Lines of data
--- start ---

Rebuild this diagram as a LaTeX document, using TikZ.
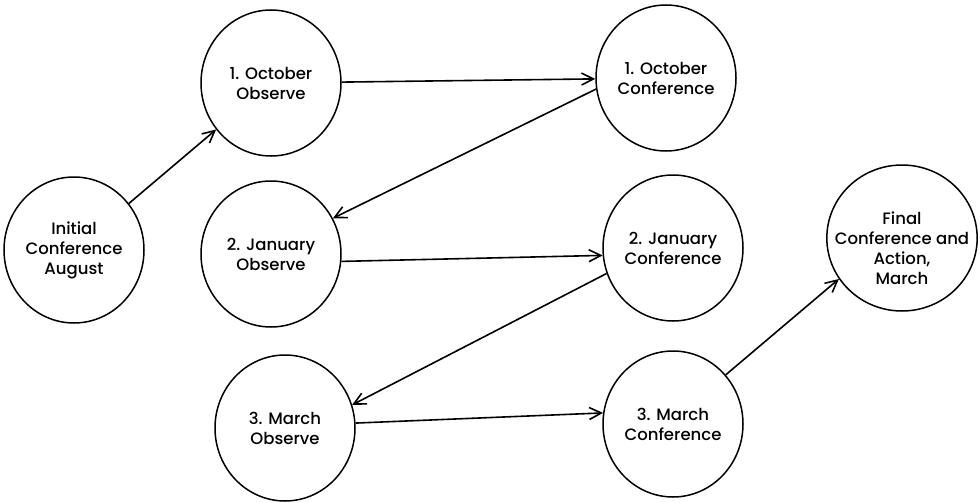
\documentclass[tikz,border=0pt]{standalone}
\usepackage{fontspec}
\setmainfont{Poppins}[UprightFont={* Medium}]
\usetikzlibrary{arrows.meta, shapes.geometric}

\begin{document}
\begin{tikzpicture}[x=1pt, y=-1pt,
        stage/.style={draw, ellipse, line width=1.5pt, minimum width=140pt, minimum height=146pt,
                      inner sep=0pt, align=center, font=\fontsize{16.5}{20}\selectfont},
        flow/.style={-{Straight Barb[length=12pt,width=12pt]}, line width=1.6pt}]
                    \useasboundingbox (0,0) rectangle (980,503);

                    % the stages
                    \node[stage] (init) at (74,250) {Initial\\Conference\\August};
                    \node[stage] (obs1) at (271,83) {1. October\\Observe};
                    \node[stage] (conf1) at (666,78) {1. October\\Conference};
                    \node[stage] (obs2) at (271,254) {2. January\\Observe};
                    \node[stage] (conf2) at (673,248) {2. January\\Conference};
                    \node[stage] (obs3) at (285,428) {3. March\\Observe};
                    \node[stage] (conf3) at (673,424) {3. March\\Conference};
                    \node[stage, inner sep=-14pt] (final) at (902,238) {\rule{0pt}{34pt}Final\\Conference and\\Action,\\March};

                    % the arrows between them
                    \draw[flow] (init) -- (obs1);
                    \draw[flow] (obs1) -- (conf1);
                    \draw[flow] (conf1.189) -- (obs2.30);
                    \draw[flow] (obs2.-6) -- (conf2.186);
                    \draw[flow] (conf2.201) -- (obs3.19);
                    \draw[flow] (obs3.4) -- (conf3.171);
                    \draw[flow] (conf3.43) -- (final.213);
                \end{tikzpicture}
\end{document}
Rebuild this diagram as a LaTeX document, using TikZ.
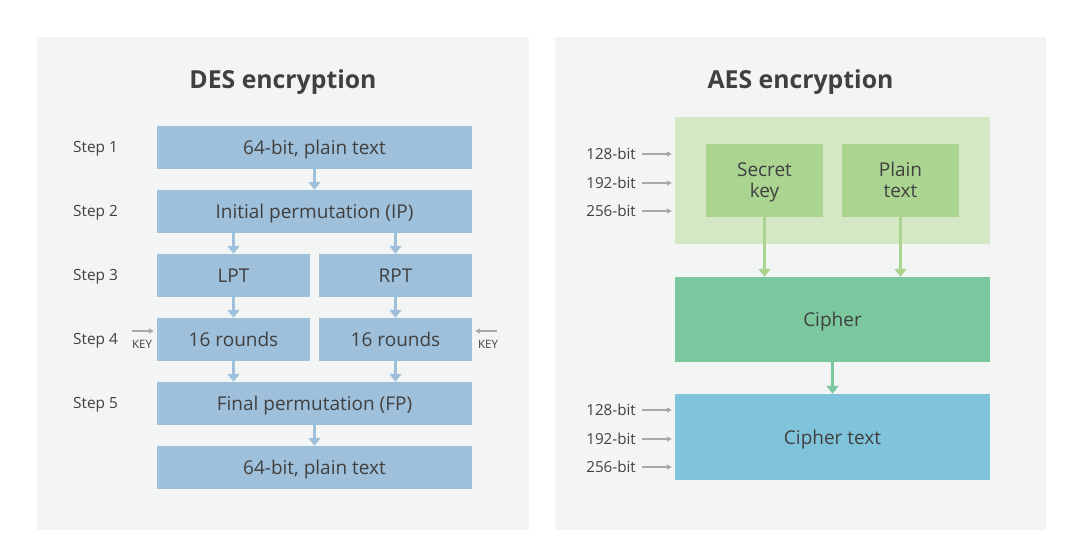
\documentclass[tikz,border=0pt]{standalone}
\usepackage{fontspec}
\setmainfont{Open Sans}
\usetikzlibrary{arrows.meta}
\definecolor{panel}{HTML}{F3F5F5}
\definecolor{ink}{HTML}{404040}
\definecolor{desblue}{HTML}{9EC0DB}
\definecolor{paleg}{HTML}{D4E8C6}
\definecolor{midg}{HTML}{ACD491}
\definecolor{cipherg}{HTML}{7BC89E}
\definecolor{ctblue}{HTML}{80C4DB}
\definecolor{keygray}{HTML}{A8A8A8}
\begin{document}
\begin{tikzpicture}[x=1pt,y=-1pt,
    box/.style={fill=#1, text=ink, inner sep=0pt, font=\fontsize{19}{21}\selectfont, align=center, text height=14pt, text depth=0pt},
    twoline/.style={text height=35pt, text depth=0pt},
    wide/.style={minimum width=315pt, minimum height=43pt},
    half/.style={minimum width=153pt, minimum height=43pt},
    steplbl/.style={text=ink, font=\fontsize{15.4}{17}\selectfont, anchor=west, inner sep=0pt},
    bitlbl/.style={text=ink, font=\fontsize{15.2}{17}\selectfont, anchor=east, inner sep=0pt},
    keylbl/.style={text=ink, font=\fontsize{11.5}{13}\selectfont, inner sep=0pt},
    title/.style={text=ink, font=\fontsize{24.8}{28}\selectfont\bfseries},
    flow/.style={draw=#1, line width=3pt, -{Triangle[width=12pt,length=8pt]}},
    keyarrow/.style={draw=keygray, line width=1.2pt, -{Triangle[width=5pt,length=5pt]}}]
    \useasboundingbox (0,0) rectangle (1079,545);
    \fill[white] (0,0) rectangle (1079,545);
    \fill[panel] (37,37) rectangle (529,530);
    \fill[panel] (555,37) rectangle (1046,530);

    % DES
    \node[title] (destitle) at (283,82) {DES encryption};
    \node[box=desblue, wide] (in) at (314.5,147.5) {64-bit, plain text};
    \node[box=desblue, wide] (ip) at (314.5,211.5) {Initial permutation (IP)};
    \node[box=desblue, half] (lpt) at (233.5,275.5) {LPT};
    \node[box=desblue, half] (rpt) at (395.5,275.5) {RPT};
    \node[box=desblue, half] (lr) at (233.5,339.5) {16 rounds};
    \node[box=desblue, half] (rr) at (395.5,339.5) {16 rounds};
    \node[box=desblue, wide] (fp) at (314.5,403.5) {Final permutation (FP)};
    \node[box=desblue, wide] (out) at (314.5,467.5) {64-bit, plain text};

    \node[steplbl] (s1) at (73,148.5) {Step 1};
    \node[steplbl] (s2) at (73,212.5) {Step 2};
    \node[steplbl] (s3) at (73,276.5) {Step 3};
    \node[steplbl] (s4) at (73,340.5) {Step 4};
    \node[steplbl] (s5) at (73,404.5) {Step 5};

    \node[keylbl] (keyl) at (142,344) {KEY};
    \node[keylbl] (keyr) at (488,344) {KEY};
    \coordinate (kl) at (132,331); \coordinate (kr) at (497,331);

    \draw[flow=desblue] (in) to (ip);
    \draw[flow=desblue] (ip.south -| lpt.north) to (lpt.north); \draw[flow=desblue] (ip.south -| rpt.north) to (rpt.north);
    \draw[flow=desblue] (lpt) to (lr); \draw[flow=desblue] (rpt) to (rr);
    \draw[flow=desblue] (lr.south) to (fp.north -| lr.south); \draw[flow=desblue] (rr.south) to (fp.north -| rr.south);
    \draw[flow=desblue] (fp) to (out);
    \draw[keyarrow] (kl) to ([xshift=-3pt]kl -| lr.west); \draw[keyarrow] (kr) to ([xshift=3pt]kr -| rr.east);

    % AES
    \node[title] (aestitle) at (800.5,82) {AES encryption};
    \node[fill=paleg, minimum width=315pt, minimum height=127pt, inner sep=0pt] (inputs) at (832.5,180.5) {};
    \node[box=midg, twoline, minimum width=117pt, minimum height=73pt] (skey) at (764.5,180.5) {Secret\\key};
    \node[box=midg, twoline, minimum width=117pt, minimum height=73pt] (ptext) at (900.5,180.5) {Plain\\text};
    \node[box=cipherg, minimum width=315pt, minimum height=85pt] (cipher) at (832.5,319.5) {Cipher};
    \node[box=ctblue, minimum width=315pt, minimum height=86pt] (ctext) at (832.5,437) {Cipher text};

    \node[bitlbl] (a128) at (636,154) {128-bit};
    \node[bitlbl] (a192) at (636,183) {192-bit};
    \node[bitlbl] (a256) at (636,211) {256-bit};
    \node[bitlbl] (b128) at (636,410) {128-bit};
    \node[bitlbl] (b192) at (636,439) {192-bit};
    \node[bitlbl] (b256) at (636,467) {256-bit};

    \draw[flow=midg] (skey.south) to (cipher.north -| skey.south); \draw[flow=midg] (ptext.south) to (cipher.north -| ptext.south);
    \draw[flow=cipherg] (cipher) to (ctext);
    \foreach \b in {a128,a192,a256} {\draw[keyarrow] ([xshift=6pt]\b.east) to ([xshift=-3pt]\b.east -| inputs.west);}
    \foreach \b in {b128,b192,b256} {\draw[keyarrow] ([xshift=6pt]\b.east) to ([xshift=-3pt]\b.east -| ctext.west);}
\end{tikzpicture}
\end{document}
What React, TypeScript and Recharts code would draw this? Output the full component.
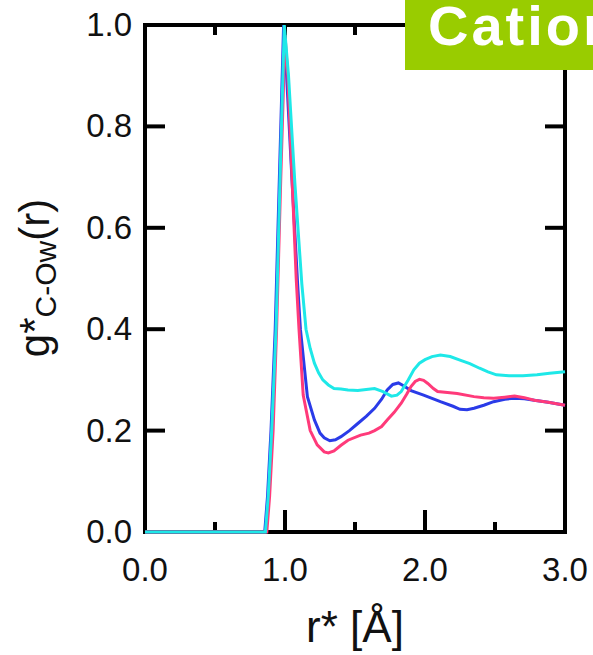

--- end ---

> [What is expected] Skip the pictures and quote each line of the entries above, from the first through the line with "(0,0) rectangle (980,503);", exactly as it appears.

> [Reply]
Rebuild this diagram as a LaTeX document, using TikZ.
\documentclass[tikz,border=0pt]{standalone}
\usepackage{fontspec}
\setmainfont{Poppins}[UprightFont={* Medium}]
\usetikzlibrary{arrows.meta, shapes.geometric}

\begin{document}
\begin{tikzpicture}[x=1pt, y=-1pt,
        stage/.style={draw, ellipse, line width=1.5pt, minimum width=140pt, minimum height=146pt,
                      inner sep=0pt, align=center, font=\fontsize{16.5}{20}\selectfont},
        flow/.style={-{Straight Barb[length=12pt,width=12pt]}, line width=1.6pt}]
                    \useasboundingbox (0,0) rectangle (980,503);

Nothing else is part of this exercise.